MATERIAL:
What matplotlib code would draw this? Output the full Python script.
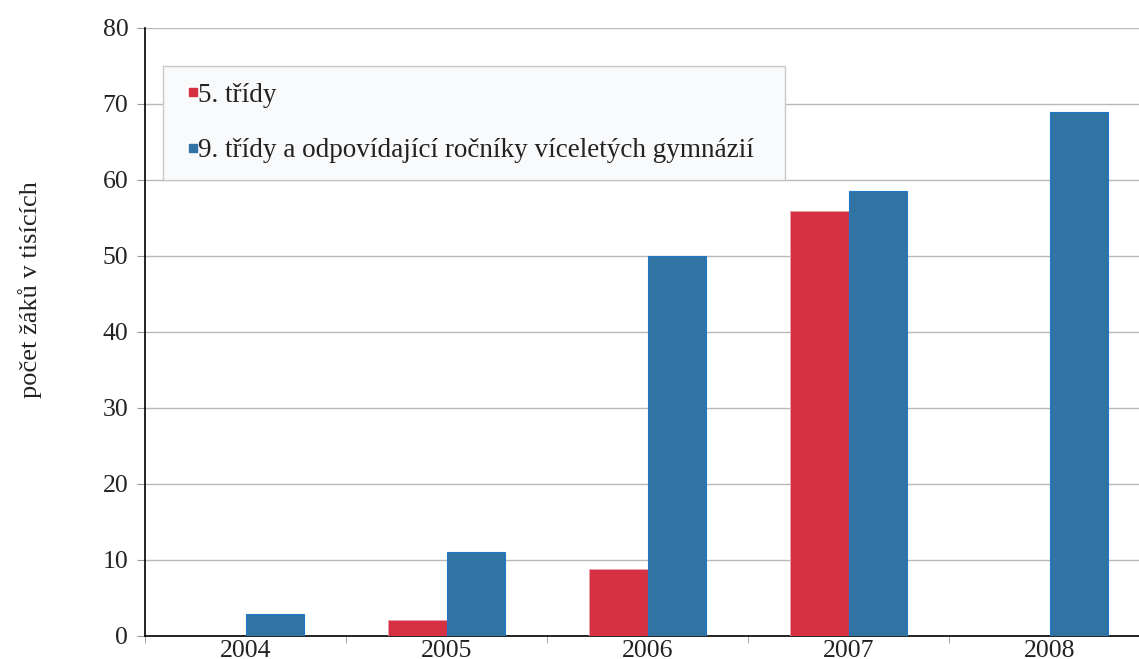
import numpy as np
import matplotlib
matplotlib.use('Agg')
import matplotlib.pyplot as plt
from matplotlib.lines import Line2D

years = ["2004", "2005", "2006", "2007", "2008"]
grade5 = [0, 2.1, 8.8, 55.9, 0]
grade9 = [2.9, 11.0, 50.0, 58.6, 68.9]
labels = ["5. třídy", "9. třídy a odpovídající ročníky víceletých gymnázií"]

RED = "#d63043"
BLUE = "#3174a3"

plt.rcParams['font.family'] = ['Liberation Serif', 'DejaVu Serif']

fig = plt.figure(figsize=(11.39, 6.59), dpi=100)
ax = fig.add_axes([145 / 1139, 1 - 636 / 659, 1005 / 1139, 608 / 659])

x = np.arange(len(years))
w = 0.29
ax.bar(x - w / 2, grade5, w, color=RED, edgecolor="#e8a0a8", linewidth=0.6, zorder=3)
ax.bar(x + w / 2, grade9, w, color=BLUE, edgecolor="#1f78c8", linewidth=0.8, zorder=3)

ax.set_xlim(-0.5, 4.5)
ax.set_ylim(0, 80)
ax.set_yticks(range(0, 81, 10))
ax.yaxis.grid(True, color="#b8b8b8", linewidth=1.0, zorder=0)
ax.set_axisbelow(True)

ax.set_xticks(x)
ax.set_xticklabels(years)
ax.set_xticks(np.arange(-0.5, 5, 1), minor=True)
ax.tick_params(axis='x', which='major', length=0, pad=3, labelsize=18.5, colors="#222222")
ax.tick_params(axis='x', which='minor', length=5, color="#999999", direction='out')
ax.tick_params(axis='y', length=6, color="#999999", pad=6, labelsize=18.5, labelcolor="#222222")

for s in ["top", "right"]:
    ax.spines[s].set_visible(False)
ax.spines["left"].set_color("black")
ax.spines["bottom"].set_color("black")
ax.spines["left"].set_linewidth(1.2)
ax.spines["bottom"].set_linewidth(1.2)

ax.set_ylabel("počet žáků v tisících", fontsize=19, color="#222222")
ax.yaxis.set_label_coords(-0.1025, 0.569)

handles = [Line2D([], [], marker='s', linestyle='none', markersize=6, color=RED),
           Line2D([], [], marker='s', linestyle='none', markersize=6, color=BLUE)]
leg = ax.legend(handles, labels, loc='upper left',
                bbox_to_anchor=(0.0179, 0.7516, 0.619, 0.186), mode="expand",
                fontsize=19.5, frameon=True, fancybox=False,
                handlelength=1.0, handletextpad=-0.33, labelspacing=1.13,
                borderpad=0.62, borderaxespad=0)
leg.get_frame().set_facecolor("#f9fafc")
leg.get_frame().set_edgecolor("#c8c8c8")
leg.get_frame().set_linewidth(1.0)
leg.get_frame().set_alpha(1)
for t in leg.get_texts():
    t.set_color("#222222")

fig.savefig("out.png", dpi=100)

EXERCISE TASK:
Restate exactly, please, only the lines between the start of the data and the line containing "from matplotlib.lines import Line2D", both ends included, skipping the pictures.

WRITTEN ANSWER:
What matplotlib code would draw this? Output the full Python script.
import numpy as np
import matplotlib
matplotlib.use('Agg')
import matplotlib.pyplot as plt
from matplotlib.lines import Line2D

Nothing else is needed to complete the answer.